Task goal:
Would you write out the listing verbatim and skip every picture in it?

-*-

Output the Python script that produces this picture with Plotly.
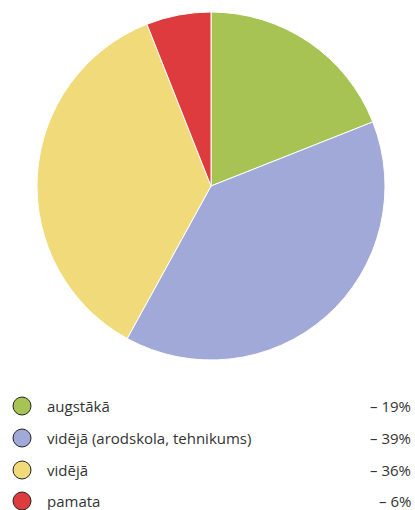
import plotly.graph_objects as go

labels = ["augstākā", "vidējā (arodskola, tehnikums)", "vidējā", "pamata"]
values = [19, 39, 36, 6]
pct_labels = ["– 19%", "– 39%", "– 36%", "– 6%"]
colors = ["#A6C353", "#A0A9D8", "#F0DA7A", "#DE3B3F"]

W, H = 415, 510
cx, cy, r = 211, 186, 174

fig = go.Figure()
fig.add_trace(go.Pie(
    labels=labels, values=values, sort=False, direction="clockwise", rotation=0,
    marker=dict(colors=colors, line=dict(color="white", width=1)),
    textinfo="none", hoverinfo="label+percent", showlegend=False,
    domain=dict(x=[(cx - r) / W, (cx + r) / W],
                y=[1 - (cy + r) / H, 1 - (cy - r) / H]),
))

row_y = [406, 438, 470, 501]
fig.add_trace(go.Scatter(
    x=[22] * len(labels), y=row_y, mode="markers",
    marker=dict(size=18, color=colors, line=dict(color="#222", width=1)),
    showlegend=False, hoverinfo="skip", cliponaxis=False,
))

font = dict(family="Open Sans, Noto Sans, sans-serif", size=15, color="#333333")
for lab, pct, y in zip(labels, pct_labels, row_y):
    fig.add_annotation(x=45, y=y, text=lab, showarrow=False, xanchor="left", yanchor="middle", font=font)
    fig.add_annotation(x=413, y=y, text=pct, showarrow=False, xanchor="right", yanchor="middle", font=font)

fig.update_layout(
    width=W, height=H, margin=dict(l=0, r=0, t=0, b=0),
    paper_bgcolor="white", plot_bgcolor="white",
    xaxis=dict(range=[0, W], visible=False, fixedrange=True),
    yaxis=dict(range=[H, 0], visible=False, fixedrange=True),
)
fig.write_html(
    "out.html",
    config={"displayModeBar": False},
    post_script="document.body.style.margin='0';document.body.style.overflow='hidden';",
)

-*-

Answer for the task:
Output the Python script that produces this picture with Plotly.
import plotly.graph_objects as go

labels = ["augstākā", "vidējā (arodskola, tehnikums)", "vidējā", "pamata"]
values = [19, 39, 36, 6]
pct_labels = ["– 19%", "– 39%", "– 36%", "– 6%"]
colors = ["#A6C353", "#A0A9D8", "#F0DA7A", "#DE3B3F"]

W, H = 415, 510
cx, cy, r = 211, 186, 174

fig = go.Figure()
fig.add_trace(go.Pie(
    labels=labels, values=values, sort=False, direction="clockwise", rotation=0,
    marker=dict(colors=colors, line=dict(color="white", width=1)),
    textinfo="none", hoverinfo="label+percent", showlegend=False,
    domain=dict(x=[(cx - r) / W, (cx + r) / W],
                y=[1 - (cy + r) / H, 1 - (cy - r) / H]),
))

row_y = [406, 438, 470, 501]
fig.add_trace(go.Scatter(
    x=[22] * len(labels), y=row_y, mode="markers",
    marker=dict(size=18, color=colors, line=dict(color="#222", width=1)),
    showlegend=False, hoverinfo="skip", cliponaxis=False,
))

font = dict(family="Open Sans, Noto Sans, sans-serif", size=15, color="#333333")
for lab, pct, y in zip(labels, pct_labels, row_y):
    fig.add_annotation(x=45, y=y, text=lab, showarrow=False, xanchor="left", yanchor="middle", font=font)
    fig.add_annotation(x=413, y=y, text=pct, showarrow=False, xanchor="right", yanchor="middle", font=font)

fig.update_layout(
    width=W, height=H, margin=dict(l=0, r=0, t=0, b=0),
    paper_bgcolor="white", plot_bgcolor="white",
    xaxis=dict(range=[0, W], visible=False, fixedrange=True),
    yaxis=dict(range=[H, 0], visible=False, fixedrange=True),
)
fig.write_html(
    "out.html",
    config={"displayModeBar": False},
    post_script="document.body.style.margin='0';document.body.style.overflow='hidden';",
)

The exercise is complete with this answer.